2) Kognitive Verhaltenstherapie mit Erarbeiten von Zusammenhängen zwischen psychischen und körperlichen Symptomen anhand von Symptomtagebüchern sowie die Identifikation und Modifikation dysfunktionaler Kognitionen im Sinne einer kognitiven Umstrukturierung (A.T. Beck).

→ 3) Konfliktkonzentrierte Psychotherapie, aber auch

→ 4) Supportive Entspannungsübungen (z.B. Biofeedback).

→ II: Medikamentöse Therapie:

→ 1) In der Akutsituation können Benzodiazepine (z.B. Lorazepam 1-3mg oder Alprazolam 1mg) oder aber auch ß-Rezeptor-Blocker (z.B. Proranolol) appliziert werden.

→ 2) Langzeittherapie: In der Langzeittherapie der somatoformen autonomen Funktionsstörungen können SSRI wie Fluoxetin (20-40mg/d), Paroxetin (20-40mg/d) oder alternativ aber auch trizyklische Antidepressiva wie Imipramin (50-100mg/d) versucht werden.

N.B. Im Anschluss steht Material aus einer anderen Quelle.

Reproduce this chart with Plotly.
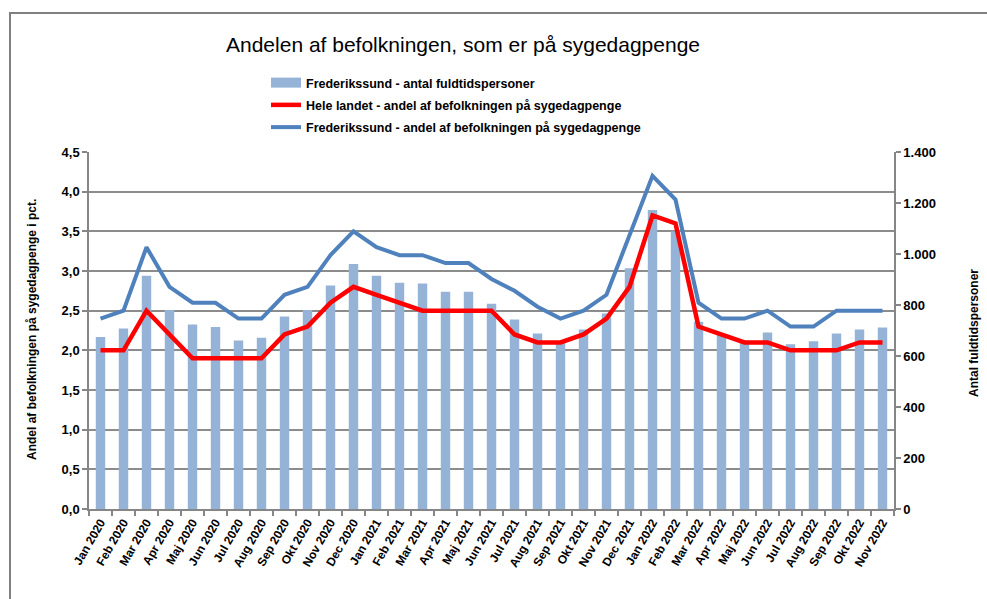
import plotly.graph_objects as go

months = ["Jan 2020", "Feb 2020", "Mar 2020", "Apr 2020", "Maj 2020", "Jun 2020", "Jul 2020", "Aug 2020",
          "Sep 2020", "Okt 2020", "Nov 2020", "Dec 2020", "Jan 2021", "Feb 2021", "Mar 2021", "Apr 2021",
          "Maj 2021", "Jun 2021", "Jul 2021", "Aug 2021", "Sep 2021", "Okt 2021", "Nov 2021", "Dec 2021",
          "Jan 2022", "Feb 2022", "Mar 2022", "Apr 2022", "Maj 2022", "Jun 2022", "Jul 2022", "Aug 2022",
          "Sep 2022", "Okt 2022", "Nov 2022"]

fuldtid_frederikssund = [675, 708, 915, 780, 724, 714, 661, 672, 755, 780, 876, 961, 915, 887, 884, 852,
                         852, 805, 743, 688, 655, 704, 767, 944, 1173, 1088, 734, 682, 660, 692, 646, 658,
                         688, 704, 712]

andel_hele_landet = [2.0, 2.0, 2.5, 2.2, 1.9, 1.9, 1.9, 1.9, 2.2, 2.3, 2.6, 2.8, 2.7, 2.6, 2.5, 2.5,
                     2.5, 2.5, 2.2, 2.1, 2.1, 2.2, 2.4, 2.8, 3.7, 3.6, 2.3, 2.2, 2.1, 2.1, 2.0, 2.0,
                     2.0, 2.1, 2.1]

andel_frederikssund = [2.4, 2.5, 3.3, 2.8, 2.6, 2.6, 2.4, 2.4, 2.7, 2.8, 3.2, 3.5, 3.3, 3.2, 3.2, 3.1,
                       3.1, 2.9, 2.75, 2.55, 2.4, 2.5, 2.7, 3.45, 4.2, 3.9, 2.6, 2.4, 2.4, 2.5, 2.3, 2.3,
                       2.5, 2.5, 2.5]

left_ticks = [0, 0.5, 1.0, 1.5, 2.0, 2.5, 3.0, 3.5, 4.0, 4.5]
right_ticks = [0, 200, 400, 600, 800, 1000, 1200, 1400]

FONT = "Liberation Sans"
W, H = 987, 599
L, R, T, B = 89, 93, 152, 90
PW, PH = W - L - R, H - T - B

BAR_COLOR = "#95B3D7"
RED = "#FF0000"
BLUE = "#4F81BD"


def px(x):
    return (x - L) / PW


def py(y):
    return (H - B - y) / PH


fig = go.Figure()

fig.add_trace(go.Bar(
    x=months, y=fuldtid_frederikssund, name="Frederikssund - antal fuldtidspersoner",
    marker=dict(color=BAR_COLOR, line=dict(width=0)), yaxis="y", showlegend=False,
))
# legend proxy for the bars (wide rectangle symbol like the original)
fig.add_trace(go.Scatter(
    x=[None], y=[None], name="Frederikssund - antal fuldtidspersoner", mode="lines",
    line=dict(color=BAR_COLOR, width=10), yaxis="y2", legendgroup="a", legendrank=1,
))
fig.add_trace(go.Scatter(
    x=months, y=andel_hele_landet, name="Hele landet - andel af befolkningen på sygedagpenge",
    mode="lines", line=dict(color=RED, width=4.5), yaxis="y2", legendgroup="b", legendrank=2,
))
fig.add_trace(go.Scatter(
    x=months, y=andel_frederikssund, name="Frederikssund - andel af befolkningen på sygedagpenge",
    mode="lines", line=dict(color=BLUE, width=4), yaxis="y2", legendgroup="c", legendrank=3,
))

tickfont = dict(family=FONT, size=13, color="#000000", weight="bold")

fig.update_layout(
    width=W, height=H,
    margin=dict(l=L, r=R, t=T, b=B, autoexpand=False),
    paper_bgcolor="white", plot_bgcolor="white",
    separators=",.",
    bargap=0.59,
    showlegend=True,
    legend=dict(
        x=px(266), y=py(68), xanchor="left", yanchor="top",
        font=dict(family=FONT, size=12.5, color="#000000", weight="bold"),
        bgcolor="rgba(0,0,0,0)", traceorder="grouped", tracegroupgap=3, itemwidth=30,
    ),
    xaxis=dict(
        type="category", tickangle=-60, tickfont=dict(family=FONT, size=12, color="#000000", weight="bold"),
        showline=True, linecolor="#868686", linewidth=1.5,
        ticks="outside", ticklen=5, tickcolor="#868686", tickwidth=1.5, tickson="boundaries",
        showgrid=False, range=[-0.5, len(months) - 0.5],
    ),
    yaxis=dict(
        side="right", range=[0, 1400], tickvals=right_ticks, tickformat=",d",
        tickfont=tickfont, showgrid=False, zeroline=False,
        showline=True, linecolor="#868686", linewidth=1.5,
        ticks="outside", ticklen=5, tickcolor="#868686", tickwidth=1.5,
    ),
    yaxis2=dict(
        overlaying="y", side="left", range=[0, 4.5], tickvals=left_ticks, tickformat=".1f",
        tickfont=tickfont, showgrid=True, gridcolor="#8C8C8C", gridwidth=1.5, zeroline=False,
        showline=True, linecolor="#868686", linewidth=1.5,
        ticks="outside", ticklen=5, tickcolor="#868686", tickwidth=1.5,
    ),
    annotations=[
        dict(text="Andelen af befolkningen, som er på sygedagpenge", xref="paper", yref="paper",
             x=px(463), y=py(45), xanchor="center", yanchor="middle", showarrow=False,
             font=dict(family=FONT, size=21, color="#000000")),
        dict(text="Andel af befolkningen på sygedagpenge i pct.", xref="paper", yref="paper",
             x=px(32), y=py(330), xanchor="center", yanchor="middle", showarrow=False, textangle=-90,
             font=dict(family=FONT, size=12, color="#000000", weight="bold")),
        dict(text="Antal fuldtidspersoner", xref="paper", yref="paper",
             x=px(974), y=py(333), xanchor="center", yanchor="middle", showarrow=False, textangle=-90,
             font=dict(family=FONT, size=12, color="#000000", weight="bold")),
    ],
    shapes=[
        dict(type="rect", xref="paper", yref="paper", x0=px(10), x1=px(1000), y0=py(620), y1=py(13),
             line=dict(color="#808080", width=2), fillcolor="rgba(0,0,0,0)", layer="below"),
    ],
)

fig.write_html("out.html", config={"displayModeBar": False},
               post_script="document.body.style.margin='0';document.body.style.overflow='hidden';")
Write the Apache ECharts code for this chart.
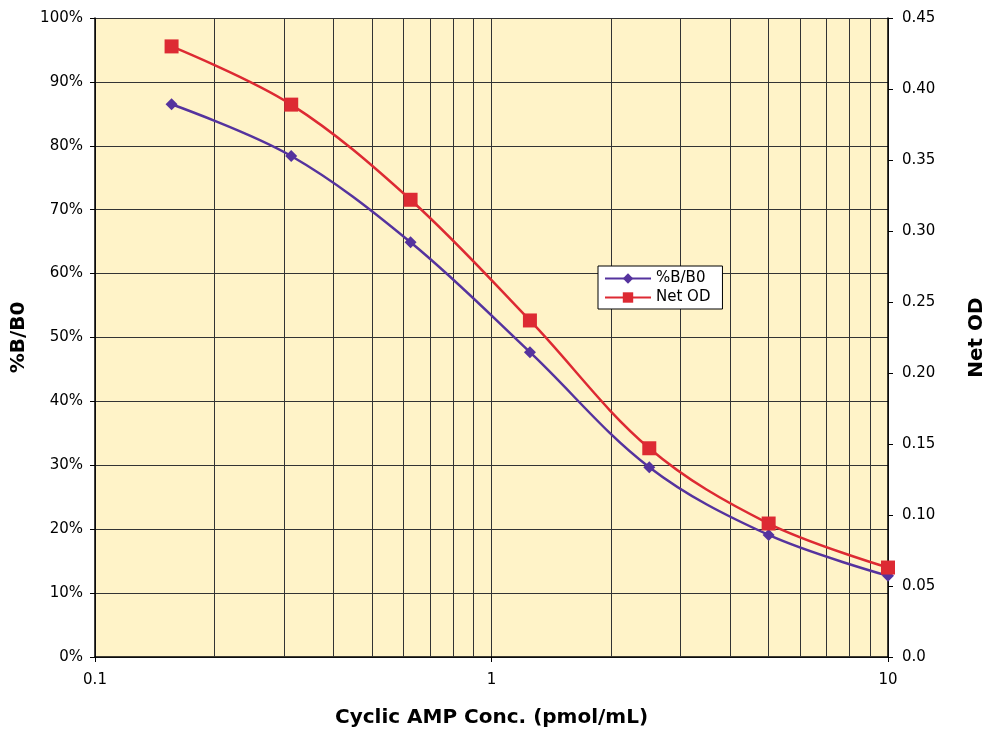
<!DOCTYPE html>
<html><head><meta charset="utf-8">
<script src="https://cdn.jsdelivr.net/npm/echarts@6/dist/echarts.min.js"></script>
<style>html,body{margin:0;padding:0;background:#fff}#c{width:987px;height:729px}</style>
</head><body><div id="c"></div>
<script>
const concentrations = [0.156, 0.3125, 0.625, 1.25, 2.5, 5, 10];
const pctBB0 = [86.5, 78.4, 64.9, 47.7, 29.7, 19.1, 12.7];
const netOD = [0.430, 0.389, 0.322, 0.237, 0.147, 0.094, 0.063];
const minorGridValues = [0.2,0.3,0.4,0.5,0.6,0.7,0.8,0.9,2,3,4,5,6,7,8,9];
const FONT = 'DejaVu Sans';
const chart = echarts.init(document.getElementById('c'));
chart.setOption({
  animation: false,
  textStyle: {fontFamily: FONT},
  grid: {left: 95, right: 99, top: 18, bottom: 72, show: true, backgroundColor: '#FFF3C8', borderWidth: 0,
    containLabel: false, outerBoundsMode: 'none'},
  legend: {
    data: ['%B/B0', 'Net OD'], orient: 'vertical', left: 598, top: 266,
    backgroundColor: '#fff', borderColor: '#000', borderWidth: 1, padding: [5, 12, 4, 6],
    itemGap: 4, itemWidth: 46, itemHeight: 13,
    textStyle: {fontFamily: FONT, fontSize: 15, color: '#000'}
  },
  xAxis: {
    type: 'log', logBase: 10, min: 0.1, max: 10,
    name: 'Cyclic AMP Conc. (pmol/mL)', nameLocation: 'middle', nameGap: 51,
    nameTextStyle: {fontFamily: FONT, fontWeight: 'bold', fontSize: 20, color: '#000'},
    axisLine: {lineStyle: {color: '#000', width: 1.5}},
    axisTick: {show: true, length: 5, lineStyle: {color: '#000'}},
    axisLabel: {color: '#000', fontSize: 15, margin: 16, formatter: v => String(v)},
    splitLine: {show: true, lineStyle: {color: '#333', width: 1}}
  },
  yAxis: [{
    type: 'value', min: 0, max: 100, interval: 10, position: 'left',
    name: '%B/B0', nameLocation: 'middle', nameGap: 64, nameRotate: 90,
    nameTextStyle: {fontFamily: FONT, fontWeight: 'bold', fontSize: 20, color: '#000'},
    axisLine: {show: true, lineStyle: {color: '#000', width: 1.5}},
    axisTick: {show: true, length: 5, lineStyle: {color: '#000'}},
    axisLabel: {color: '#000', fontSize: 15, margin: 12, formatter: '{value}%'},
    splitLine: {show: true, lineStyle: {color: '#333', width: 1}}
  }, {
    type: 'value', min: 0, max: 0.45, interval: 0.05, position: 'right',
    name: 'Net OD', nameLocation: 'middle', nameGap: 79, nameRotate: 90,
    nameTextStyle: {fontFamily: FONT, fontWeight: 'bold', fontSize: 20, color: '#000'},
    axisLine: {show: true, lineStyle: {color: '#000', width: 1.5}},
    axisTick: {show: true, length: 5, inside: false, lineStyle: {color: '#000'}},
    axisLabel: {color: '#000', fontSize: 15, margin: 14,
      formatter: v => v === 0 ? '0.0' : v.toFixed(2)},
    splitLine: {show: false}
  }],
  series: [{
    name: '%B/B0', type: 'line', yAxisIndex: 0, smooth: 0.35,
    data: concentrations.map((c, i) => [c, pctBB0[i]]),
    symbol: 'diamond', symbolSize: 12,
    itemStyle: {color: '#55339E'}, lineStyle: {color: '#55339E', width: 2.5},
    z: 3,
    markLine: {
      silent: true, symbol: 'none', label: {show: false},
      lineStyle: {color: '#333', width: 1, type: 'solid'},
      data: minorGridValues.map(v => ({xAxis: v})),
      z: 1
    }
  }, {
    name: 'Net OD', type: 'line', yAxisIndex: 1, smooth: 0.35,
    data: concentrations.map((c, i) => [c, netOD[i]]),
    symbol: 'rect', symbolSize: 14,
    itemStyle: {color: '#DD2A33'}, lineStyle: {color: '#DD2A33', width: 2.5},
    z: 4
  }]
});
</script></body></html>
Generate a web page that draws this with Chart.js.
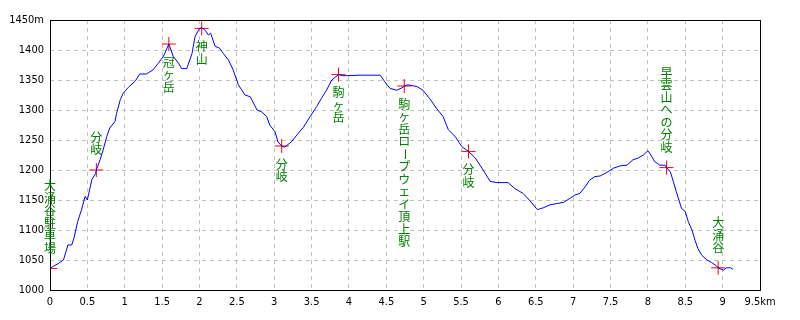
<!DOCTYPE html>
<html>
<head>
<meta charset="utf-8">
<script src="https://cdn.jsdelivr.net/npm/chart.js@4/dist/chart.umd.min.js"></script>
<style>
  html, body { margin: 0; padding: 0; background: #fff; }
</style>
</head>
<body>
<canvas id="profile" width="800" height="320"></canvas>
<script>
// distance (km) / elevation (m)
const distKm = [0.00, 0.05, 0.11, 0.18, 0.24, 0.29, 0.32, 0.37, 0.42, 0.47, 0.50, 0.56, 0.61, 0.62, 0.67, 0.71,
  0.76, 0.80, 0.87, 0.89, 0.94, 0.98, 1.05, 1.14, 1.20, 1.29, 1.38, 1.45, 1.52, 1.59, 1.65, 1.72, 1.76, 1.83,
  1.90, 1.94, 2.00, 2.03, 2.07, 2.12, 2.15, 2.21, 2.27, 2.32, 2.39, 2.45, 2.52, 2.61, 2.68, 2.77, 2.83, 2.90,
  2.94, 3.01, 3.05, 3.10, 3.14, 3.23, 3.32, 3.39, 3.48, 3.57, 3.63, 3.70, 3.77, 3.86, 3.92, 4.15, 4.28, 4.42,
  4.48, 4.55, 4.64, 4.71, 4.74, 4.79, 4.91, 4.99, 5.08, 5.17, 5.26, 5.33, 5.42, 5.51, 5.60, 5.69, 5.78, 5.89,
  5.98, 6.13, 6.22, 6.33, 6.42, 6.52, 6.60, 6.69, 6.78, 6.87, 6.96, 7.02, 7.09, 7.16, 7.22, 7.29, 7.36, 7.45,
  7.54, 7.63, 7.72, 7.80, 7.87, 7.94, 8.00, 8.04, 8.09, 8.16, 8.23, 8.25, 8.30, 8.34, 8.38, 8.45, 8.50, 8.54,
  8.59, 8.63, 8.67, 8.72, 8.79, 8.85, 8.92, 8.94, 9.01, 9.05, 9.11, 9.14];
const elevM = [1036, 1040, 1044, 1050, 1075, 1075, 1086, 1114, 1133, 1156, 1150, 1184, 1194, 1200, 1217, 1233,
  1256, 1270, 1281, 1294, 1317, 1328, 1338, 1348, 1360, 1360, 1367, 1378, 1390, 1410, 1389, 1378, 1369, 1369,
  1394, 1422, 1436, 1437, 1434, 1425, 1428, 1406, 1403, 1394, 1383, 1367, 1342, 1325, 1322, 1300, 1297, 1289,
  1275, 1264, 1247, 1240, 1238, 1247, 1261, 1271, 1289, 1306, 1319, 1333, 1350, 1359, 1357, 1358, 1358, 1358,
  1347, 1336, 1333, 1337, 1340, 1342, 1339, 1333, 1319, 1303, 1289, 1267, 1256, 1239, 1231, 1220, 1203, 1181,
  1179, 1179, 1169, 1161, 1149, 1134, 1137, 1142, 1144, 1146, 1153, 1158, 1161, 1172, 1183, 1189, 1190, 1196,
  1203, 1207, 1208, 1217, 1220, 1225, 1232, 1225, 1214, 1208, 1208, 1204, 1197, 1181, 1164, 1136, 1131, 1114,
  1100, 1083, 1069, 1058, 1050, 1046, 1040, 1037, 1033, 1037, 1037, 1034];

// waypoints
const wayKm = [0, 0.62, 1.59, 2.03, 3.10, 3.86, 4.74, 5.60, 8.25, 8.94];
const wayElev = [1036, 1200, 1410, 1436, 1240, 1359, 1340, 1231, 1204, 1037];
const wayNames = ['大涌谷駐車場', '分岐', '冠ヶ岳', '神山', '分岐', '駒ヶ岳', '駒ヶ岳ロープウェイ頂上駅', '分岐', '早雲山への分岐', '大涌谷'];

const xTicks = [0, 0.5, 1, 1.5, 2, 2.5, 3, 3.5, 4, 4.5, 5, 5.5, 6, 6.5, 7, 7.5, 8, 8.5, 9, 9.5];
const yTicks = [1000, 1050, 1100, 1150, 1200, 1250, 1300, 1350, 1400, 1450];

const tickFont = { family: "'Liberation Sans Narrow', 'DejaVu Sans Condensed', sans-serif", size: 11 };

// which side of the cross the vertical name goes
const labelSide = ['up', 'up', 'down', 'down', 'down', 'down', 'down', 'down', 'up', 'up'];

const boxAndLabels = {
    id: 'boxAndLabels',
    afterDatasetsDraw(chart) {
        const ctx = chart.ctx;
        const a = chart.chartArea;
        ctx.save();
        ctx.strokeStyle = '#000';
        ctx.lineWidth = 1;
        ctx.strokeRect(Math.round(a.left) + 0.5, Math.round(a.top) + 0.5,
            Math.round(a.right - a.left), Math.round(a.bottom - a.top));

        const meta = chart.getDatasetMeta(1);
        ctx.fillStyle = '#008000';
        ctx.font = "12px 'Noto Sans CJK JP', sans-serif";
        ctx.textAlign = 'center';
        ctx.textBaseline = 'middle';
        const step = 12.5;
        meta.data.forEach((pt, i) => {
            const chars = Array.from(wayNames[i]);
            let y0;
            if (labelSide[i] === 'down') {
                y0 = pt.y + 12 + step / 2;
            } else {
                y0 = pt.y - 14 - (chars.length - 0.5) * step;
            }
            chars.forEach((c, k) => {
                const cy = y0 + k * step;
                if (c === 'ー') {
                    ctx.save();
                    ctx.translate(pt.x, cy);
                    ctx.rotate(Math.PI / 2);
                    ctx.fillText(c, 0, 0);
                    ctx.restore();
                } else {
                    ctx.fillText(c, pt.x, cy);
                }
            });
        });
        ctx.restore();
    }
};

new Chart(document.getElementById('profile'), {
    type: 'scatter',
    data: {
        datasets: [{
            data: distKm.map((d, i) => ({x: d, y: elevM[i]})),
            showLine: true,
            borderColor: '#0000ff',
            borderWidth: 1,
            pointRadius: 0,
            tension: 0
        }, {
            data: wayKm.map((d, i) => ({x: d, y: wayElev[i]})),
            pointStyle: 'cross',
            pointRadius: 7,
            borderColor: '#ff0000',
            borderWidth: 1,
            showLine: false
        }]
    },
    options: {
        responsive: false,
        animation: false,
        devicePixelRatio: 1,
        layout: { padding: { top: 20, right: 40, left: 0, bottom: 0 } },
        plugins: { legend: { display: false }, tooltip: { enabled: false } },
        scales: {
            x: {
                type: 'linear',
                min: 0,
                max: 9.5,
                afterFit: (s) => { s.height = 30; },
                afterBuildTicks: (s) => { s.ticks = xTicks.map(v => ({value: v})); },
                grid: { color: '#c0c0c0', drawTicks: false },
                border: { display: false, dash: [4, 4] },
                ticks: {
                    color: '#000',
                    font: tickFont,
                    padding: 6,
                    maxRotation: 0,
                    autoSkip: false,
                    callback: (v) => v === 9.5 ? '9.5km' : String(v)
                }
            },
            y: {
                min: 1000,
                max: 1450,
                afterFit: (s) => { s.width = 50; },
                afterBuildTicks: (s) => { s.ticks = yTicks.map(v => ({value: v})); },
                grid: { color: '#c0c0c0', drawTicks: false },
                border: { display: false, dash: [4, 4] },
                ticks: {
                    color: '#000',
                    font: tickFont,
                    padding: 6,
                    autoSkip: false,
                    callback: (v) => v === 1450 ? '1450m' : String(v)
                }
            }
        }
    },
    plugins: [boxAndLabels]
});
</script>
</body>
</html>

222 Grundregeln zum Umgang mit somatoformen Patienten

 

Verlauf/Prognose:

→ I: Die somatoforme autonome Funktionsstörung neigt überwiegend zur Chronifizierung, insbesondere wenn eine diagnostische Unsicherheit mit sogenanntem „Doctor-Shopping“ besteht. Eine schwerwiegende Folge ist die psychosoziale Isolation.

→ II: Es existiert aber auch eine reaktive Form der somatoformen autonomen Funktionsstörung, die sich aufgrund von akuten Belastungen ausbildet; sie ist zumeist kurz andauernd und weist eine Spontanremission auf.

→ III: Negative Prognosefaktoren sind vor allem eine nicht selten auftretende Depression sowie die häufige Entwicklung einer Alkohol- und/oder Medikamentenabhängigkeit.